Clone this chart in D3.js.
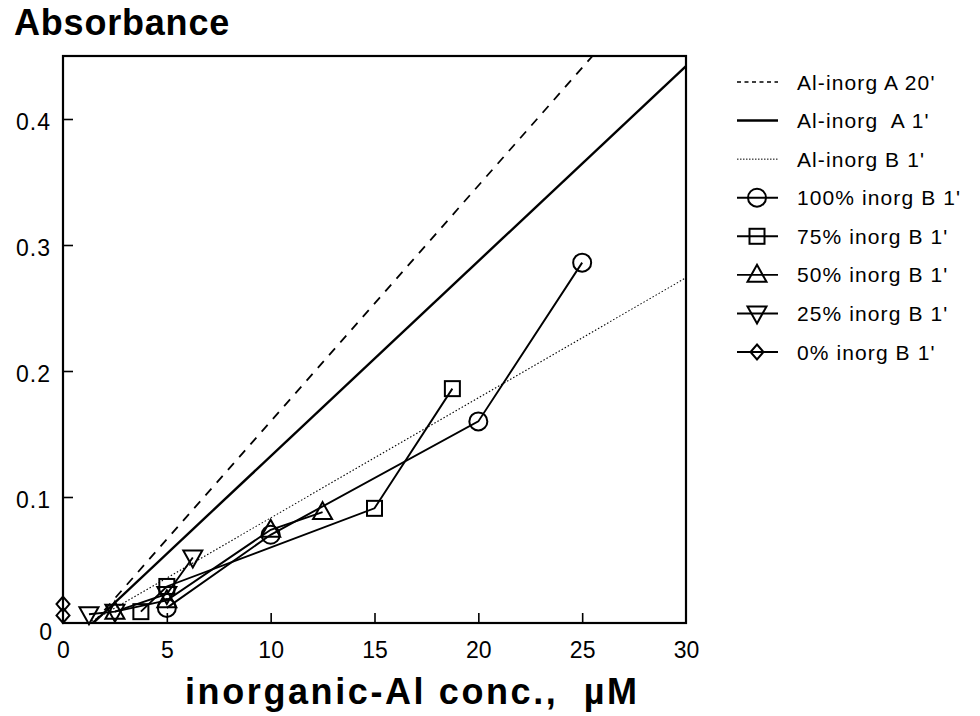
<!DOCTYPE html>
<html><head><meta charset="utf-8">
<script src="https://cdn.jsdelivr.net/npm/d3@7"></script>
<style>
html,body{margin:0;padding:0;background:#fff;}
text{font-family:"Liberation Sans",Arial,Helvetica,sans-serif;fill:#000;}
</style></head>
<body>
<svg id="chart" width="980" height="716"></svg>
<script>
// ---- data ----
const xTicks = [0, 5, 10, 15, 20, 25, 30];
const yTicks = [0, 0.1, 0.2, 0.3, 0.4];
const yTickLabels = ["0", "0.1", "0.2", "0.3", "0.4"];

// reference lines (straight calibration lines)
const lineA20 = [[1.45, 0], [25.5, 0.45]];
const lineA1  = [[1.45, 0], [30, 0.442]];
const lineB1  = [[1.25, 0], [30, 0.274]];

// measured series
const inorg100 = [[5, 0.012], [10, 0.070], [20, 0.160], [25, 0.286]];
const inorg75  = [[3.75, 0.009], [5, 0.029], [15, 0.091], [18.75, 0.186]];
const inorg50  = [[2.5, 0.009], [5, 0.018], [10, 0.074], [12.5, 0.088]];
const inorg25  = [[1.25, 0.007], [2.5, 0.009], [5, 0.023], [6.25, 0.052]];
const inorg0   = [[0, 0.006], [0, 0.015]];

const legendLabels = ["Al-inorg A 20'", "Al-inorg  A 1'", "Al-inorg B 1'",
  "100% inorg B 1'", "75% inorg B 1'", "50% inorg B 1'", "25% inorg B 1'", "0% inorg B 1'"];

// ---- drawing ----
const svg = d3.select("#chart");
const x = d3.scaleLinear().domain([0, 30]).range([63, 686]);
const y = d3.scaleLinear().domain([0, 0.45]).range([623, 56]);

const line = d3.line().x(d => x(d[0])).y(d => y(d[1]));

// marker shape generators (centered at 0,0)
const markers = {
  circle: g => g.append("circle").attr("r", 9),
  square: g => g.append("rect").attr("x", -7.5).attr("y", -7.5).attr("width", 15).attr("height", 15),
  up: g => g.append("path").attr("d", "M0,-10 L9.5,7 L-9.5,7 Z"),
  down: g => g.append("path").attr("d", "M0,10 L9.5,-7 L-9.5,-7 Z"),
  diamond: g => g.append("path").attr("d", "M0,-7.5 L6.5,0 L0,7.5 L-6.5,0 Z")
};

// frame
svg.append("rect").attr("x", x(0)).attr("y", y(0.45))
  .attr("width", x(30) - x(0)).attr("height", y(0) - y(0.45))
  .attr("fill", "none").attr("stroke", "#000").attr("stroke-width", 2.2);

// axes (inward ticks)
const xAxis = d3.axisBottom(x).tickValues(xTicks).tickSize(-10).tickPadding(19)
  .tickFormat(d3.format("d"));
const gx = svg.append("g").attr("transform", `translate(0,${y(0)})`).call(xAxis);
gx.select(".domain").remove();
gx.selectAll(".tick line").attr("stroke", "#000").attr("stroke-width", 1.6);
gx.selectAll(".tick text").attr("font-size", 23).attr("dy", "0.71em")
  .attr("font-family", "Liberation Sans, Arial, sans-serif");
gx.selectAll(".tick").filter(d => d === 0 || d === 30).select("line").remove();

const yAxis = d3.axisLeft(y).tickValues(yTicks).tickSize(-10).tickPadding(12)
  .tickFormat((d, i) => yTickLabels[i]);
const gy = svg.append("g").attr("transform", `translate(${x(0)},0)`).call(yAxis);
gy.select(".domain").remove();
gy.selectAll(".tick line").attr("stroke", "#000").attr("stroke-width", 1.6);
gy.selectAll(".tick text").attr("font-size", 23).attr("dy", "0.45em").attr("letter-spacing", 1)
  .attr("font-family", "Liberation Sans, Arial, sans-serif");
gy.selectAll(".tick").filter(d => d === 0).select("line").remove();
gy.selectAll(".tick").filter(d => d === 0).select("text").attr("dy", "0.7em").attr("x", -10);

// clip
svg.append("clipPath").attr("id", "clip").append("rect")
  .attr("x", x(0)).attr("y", y(0.45)).attr("width", x(30) - x(0)).attr("height", y(0) - y(0.45));
const plot = svg.append("g").attr("clip-path", "url(#clip)");

const refStyles = [
  {data: lineA20, w: 1.8, dash: "9,8"},
  {data: lineA1, w: 2.4, dash: null},
  {data: lineB1, w: 1.1, dash: "1.5,2"}
];
refStyles.forEach(s => {
  plot.append("path").attr("d", line(s.data)).attr("fill", "none")
    .attr("stroke", "#000").attr("stroke-width", s.w)
    .attr("stroke-dasharray", s.dash);
});

const series = [
  {data: inorg100, m: "circle"},
  {data: inorg75, m: "square"},
  {data: inorg50, m: "up"},
  {data: inorg25, m: "down"},
  {data: inorg0, m: "diamond"}
];
const pts = svg.append("g");
series.forEach(s => {
  pts.append("path").attr("d", line(s.data)).attr("fill", "none")
    .attr("stroke", "#000").attr("stroke-width", 1.9);
  s.data.forEach(d => {
    const g = pts.append("g").attr("transform", `translate(${x(d[0])},${y(d[1])})`);
    markers[s.m](g).attr("fill", "none").attr("stroke", "#000").attr("stroke-width", 2);
  });
});

// titles
svg.append("text").attr("x", 14).attr("y", 35).attr("font-size", 36).attr("font-weight", "bold")
  .attr("letter-spacing", 0.8).text("Absorbance");
svg.append("text").attr("x", 185).attr("y", 704).attr("font-size", 36).attr("font-weight", "bold")
  .attr("letter-spacing", 2.6).style("white-space", "pre").text("inorganic-Al conc.,  µM");

// legend
const legY = d3.scaleLinear().domain([0, 7]).range([82, 352]);
const leg = svg.append("g");
legendLabels.forEach((lab, i) => {
  const yy = legY(i);
  let w = 1.9, dash = null;
  if (i === 0) { w = 1.6; dash = "4,3.5"; }
  if (i === 1) { w = 2.6; }
  if (i === 2) { w = 1.0; dash = "1.5,1.5"; }
  leg.append("line").attr("x1", 737).attr("x2", 778).attr("y1", yy).attr("y2", yy)
    .attr("stroke", "#000").attr("stroke-width", w).attr("stroke-dasharray", dash);
  if (i >= 3) {
    const g = leg.append("g").attr("transform", `translate(757,${yy})`);
    markers[series[i - 3].m](g).attr("fill", "none").attr("stroke", "#000").attr("stroke-width", 2);
  }
  leg.append("text").attr("x", 797).attr("y", yy).attr("dy", "0.36em")
    .attr("font-size", 21).attr("letter-spacing", 1.1).style("white-space", "pre").text(lab);
});
</script>
</body></html>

TASK OBJECTIVE: Give the number of lines in the material above that have the word "chart" in them, and nothing more.

PROBLEM SOLUTION: 3